Material provided:
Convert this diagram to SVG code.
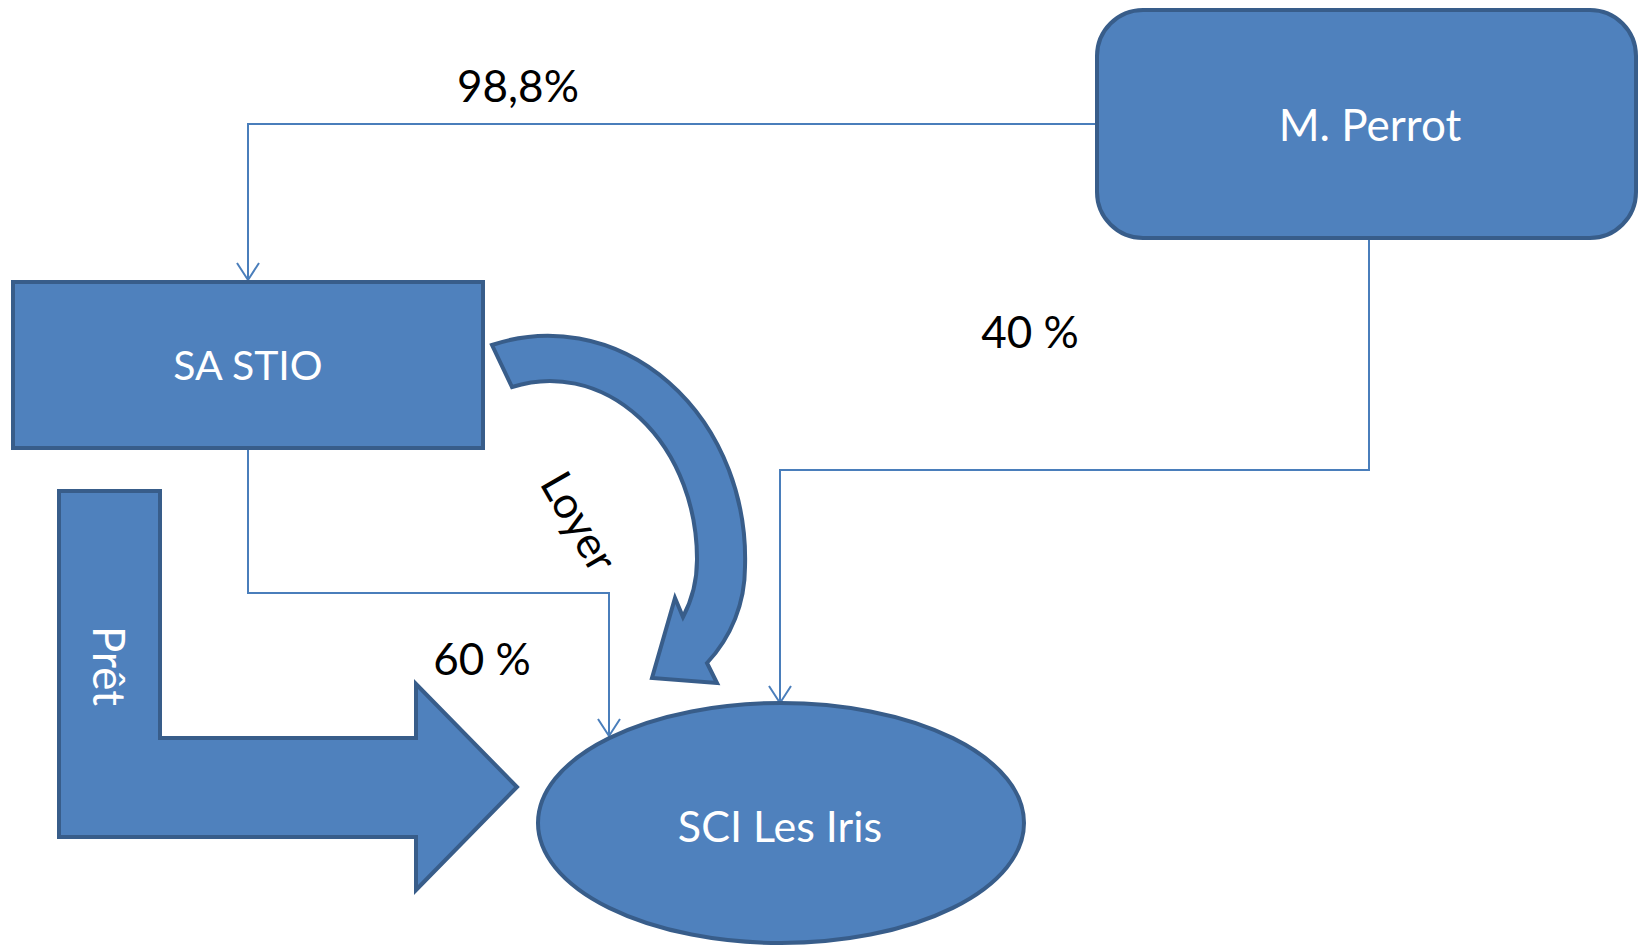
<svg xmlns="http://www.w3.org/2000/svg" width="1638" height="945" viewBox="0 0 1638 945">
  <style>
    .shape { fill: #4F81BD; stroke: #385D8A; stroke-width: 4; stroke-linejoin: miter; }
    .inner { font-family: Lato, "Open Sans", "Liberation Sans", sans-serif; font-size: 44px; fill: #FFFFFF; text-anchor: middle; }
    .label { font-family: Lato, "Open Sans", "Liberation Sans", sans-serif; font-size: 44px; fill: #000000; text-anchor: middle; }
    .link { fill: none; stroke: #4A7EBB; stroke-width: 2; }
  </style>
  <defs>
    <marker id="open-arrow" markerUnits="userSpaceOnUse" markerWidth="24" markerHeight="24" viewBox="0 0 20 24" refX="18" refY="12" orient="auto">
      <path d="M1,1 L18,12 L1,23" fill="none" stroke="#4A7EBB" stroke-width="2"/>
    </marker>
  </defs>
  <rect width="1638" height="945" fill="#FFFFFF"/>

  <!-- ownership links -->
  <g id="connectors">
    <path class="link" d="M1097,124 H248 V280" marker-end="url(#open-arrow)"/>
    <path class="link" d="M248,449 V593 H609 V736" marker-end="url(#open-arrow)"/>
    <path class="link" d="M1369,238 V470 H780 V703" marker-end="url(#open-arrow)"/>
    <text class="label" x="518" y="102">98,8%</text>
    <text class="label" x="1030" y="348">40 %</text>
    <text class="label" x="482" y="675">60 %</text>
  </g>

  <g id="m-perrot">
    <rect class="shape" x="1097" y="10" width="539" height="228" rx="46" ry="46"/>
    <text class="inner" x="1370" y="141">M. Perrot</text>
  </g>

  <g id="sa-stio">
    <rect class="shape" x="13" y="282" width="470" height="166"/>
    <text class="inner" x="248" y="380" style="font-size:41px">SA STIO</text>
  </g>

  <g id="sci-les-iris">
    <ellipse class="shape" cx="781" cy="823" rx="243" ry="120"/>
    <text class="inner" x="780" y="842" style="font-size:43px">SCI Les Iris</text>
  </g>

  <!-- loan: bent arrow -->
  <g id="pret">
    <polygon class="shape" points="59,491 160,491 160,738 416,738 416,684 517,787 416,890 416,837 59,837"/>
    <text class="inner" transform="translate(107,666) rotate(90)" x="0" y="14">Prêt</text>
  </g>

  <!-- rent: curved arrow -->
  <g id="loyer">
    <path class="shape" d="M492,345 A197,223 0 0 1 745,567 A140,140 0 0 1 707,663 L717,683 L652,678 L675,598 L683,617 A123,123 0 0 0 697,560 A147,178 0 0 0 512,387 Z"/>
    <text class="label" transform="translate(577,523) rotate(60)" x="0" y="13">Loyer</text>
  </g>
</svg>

What the task asks:
Set every line down exactly as written, leaving each picture out.

Finished task:
Convert this diagram to SVG code.
<svg xmlns="http://www.w3.org/2000/svg" width="1638" height="945" viewBox="0 0 1638 945">
  <style>
    .shape { fill: #4F81BD; stroke: #385D8A; stroke-width: 4; stroke-linejoin: miter; }
    .inner { font-family: Lato, "Open Sans", "Liberation Sans", sans-serif; font-size: 44px; fill: #FFFFFF; text-anchor: middle; }
    .label { font-family: Lato, "Open Sans", "Liberation Sans", sans-serif; font-size: 44px; fill: #000000; text-anchor: middle; }
    .link { fill: none; stroke: #4A7EBB; stroke-width: 2; }
  </style>
  <defs>
    <marker id="open-arrow" markerUnits="userSpaceOnUse" markerWidth="24" markerHeight="24" viewBox="0 0 20 24" refX="18" refY="12" orient="auto">
      <path d="M1,1 L18,12 L1,23" fill="none" stroke="#4A7EBB" stroke-width="2"/>
    </marker>
  </defs>
  <rect width="1638" height="945" fill="#FFFFFF"/>

  <!-- ownership links -->
  <g id="connectors">
    <path class="link" d="M1097,124 H248 V280" marker-end="url(#open-arrow)"/>
    <path class="link" d="M248,449 V593 H609 V736" marker-end="url(#open-arrow)"/>
    <path class="link" d="M1369,238 V470 H780 V703" marker-end="url(#open-arrow)"/>
    <text class="label" x="518" y="102">98,8%</text>
    <text class="label" x="1030" y="348">40 %</text>
    <text class="label" x="482" y="675">60 %</text>
  </g>

  <g id="m-perrot">
    <rect class="shape" x="1097" y="10" width="539" height="228" rx="46" ry="46"/>
    <text class="inner" x="1370" y="141">M. Perrot</text>
  </g>

  <g id="sa-stio">
    <rect class="shape" x="13" y="282" width="470" height="166"/>
    <text class="inner" x="248" y="380" style="font-size:41px">SA STIO</text>
  </g>

  <g id="sci-les-iris">
    <ellipse class="shape" cx="781" cy="823" rx="243" ry="120"/>
    <text class="inner" x="780" y="842" style="font-size:43px">SCI Les Iris</text>
  </g>

  <!-- loan: bent arrow -->
  <g id="pret">
    <polygon class="shape" points="59,491 160,491 160,738 416,738 416,684 517,787 416,890 416,837 59,837"/>
    <text class="inner" transform="translate(107,666) rotate(90)" x="0" y="14">Prêt</text>
  </g>

  <!-- rent: curved arrow -->
  <g id="loyer">
    <path class="shape" d="M492,345 A197,223 0 0 1 745,567 A140,140 0 0 1 707,663 L717,683 L652,678 L675,598 L683,617 A123,123 0 0 0 697,560 A147,178 0 0 0 512,387 Z"/>
    <text class="label" transform="translate(577,523) rotate(60)" x="0" y="13">Loyer</text>
  </g>
</svg>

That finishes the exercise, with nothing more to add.